El mundo de los negocios de la Serenssima ha hecho historia entre puentes y canales. Ocultarse detrás de capas, sombreros y máscaras era un salvoconducto a la fortuna non santa. Los venecianos llegaron a estar más tiempo de incógnito que a cara descubierta. Durante el siglo XVIII fue su expresión más barroca. Había seis meses de festejos y de lujuria. Bajo la ocupación de Napoleón, a partir de 1797, lo prohibieron por temor a las conspiraciones que podían tejerse detrás de las máscaras.

 
 
Después de un tiempo lo habían limitado a tres meses al año.

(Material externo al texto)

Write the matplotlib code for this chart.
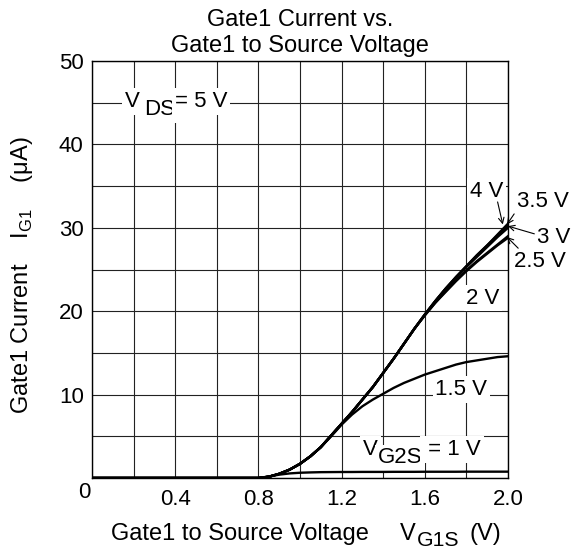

En cualquier caso, la festividad remite a la siempre a la magia, el deterioro y la decadencia del espíritu tradicional veneciano. Federico Fellini, con su “Casanova” de 1976, hizo renacer la nostalgia del Carnaval. Y ya para 1979, había regresado de un modo más práctico.
         
Justamente, en la muestra de este año, la inspiración es “La Strada” de Fellini, bajo la concepción del director artístico Marco Maccapan: “El carrusel de caballos, el acróbata, los payasos, los animales exóticos... “, se esmera en enumerar. Todos navegan sobre un riacho de metro y medio de profundidad.

La instalación fue concebida por el escenógrafo del Teatro La Fenice, Massimo Checchetto con elementos del circo italiano Togni, que se distinguen por las líneas amarillas y rojas, y que ha utilizado Fellini. “En el mundo del circo, se juega con la realidad, transformándola en algo diferente e inesperado. Es la máxima expresión del juego de la vida. El espectáculo quiere ser una consagración del extraordinario poder creativo de cada veneciano”, dice.

 
 
La ciudad es una fiesta continua. En las calles y en las casas. Los bailes particulares se convierten en antros de pseudo desconocidos que acceden a ellas con invitaciones personales. Allí es imprescindible el disfraz, aunque las máscaras vuelen a los pocos minutos de ingresar, y el frenesí de los Bellini se extienda tanto como la danza hasta que la amenaza de la neblina clareando se hace notar.

La ciudad donde han emigrado más habitantes que los muertos durante la peste, y que -según los estudios demográficos- moriría en 2040, se convierte para los locales en tradiciones, disfraces, comida, máscaras, dulces, confeti y serpentinas, alegría y diversión, glamour y música. Vivir en alguna de las 118 islas de Venecia es no tener miedo a estar aislado. Animarse a reconocerse en una escenografía permanente y recorrerla con naturalidad. La ciudad se mueve al ritmo de la marea. Los puentes son paréntesis para saltear los canales.

 
 
En Venecia se camina mucho, se toma el vaporetto (el colectivo acuático) o el tragget (la góndola de los pobres). “Se disfruta del aire más puro de toda Europa -cuenta Nicola Tognon, vecino de Ca ‘Cendon- sin la contaminación del tránsito”.

El sábado se compra en el mercado del Rialto todo fresco, incluso el pescado traído desde la laguna esa misma madrugada. En los jardines de la Bienal se instalan los lecheros; en Dorsoduro el mercado flotante de fruta y verdura. La vida y la muerte andan en barco.

Se degusta un bocadillo en la clásica cicchettería veneciana (lugar para tomar aperitivos) frecuentada por Casanova, Do Mori, el especialista en tapas desde 1462. El bacaro, la taberna, es el living de todo veneciano. Siempre es hora para tomar un spritz: “el” aperitivo.

Se emigra a la Giudecca o a Castelo, sin turistas. Se pasea por los ex muelles a espaldas del Gran Canal y se concurre a las funciones de La Fenice. Los venecianos escuchan su ciudad: no sólo la ópera, también los postigos, la caricia sostenida de olas calmas, el taconeo a cualquier hora de la madrugada y las campanas. Se grita o se susurra.

 
 

Se come una versión del bacalao, los ñoquis de San Zeno, anchoas y cebollas también, según explica el ex pescador y hoy chef propietario de Bistro Ai Tini, Gianni Albanese: “Además de los caramelos del carnaval, las especies pasteleras para comer con máscara” Todo concluirá con el vuelo del Angel, un viaje aéreo que une el Campanario de la Piazza San Marco con el Palacio Ducal. Y mientras tanto, la fiesta del Carnaval sigue.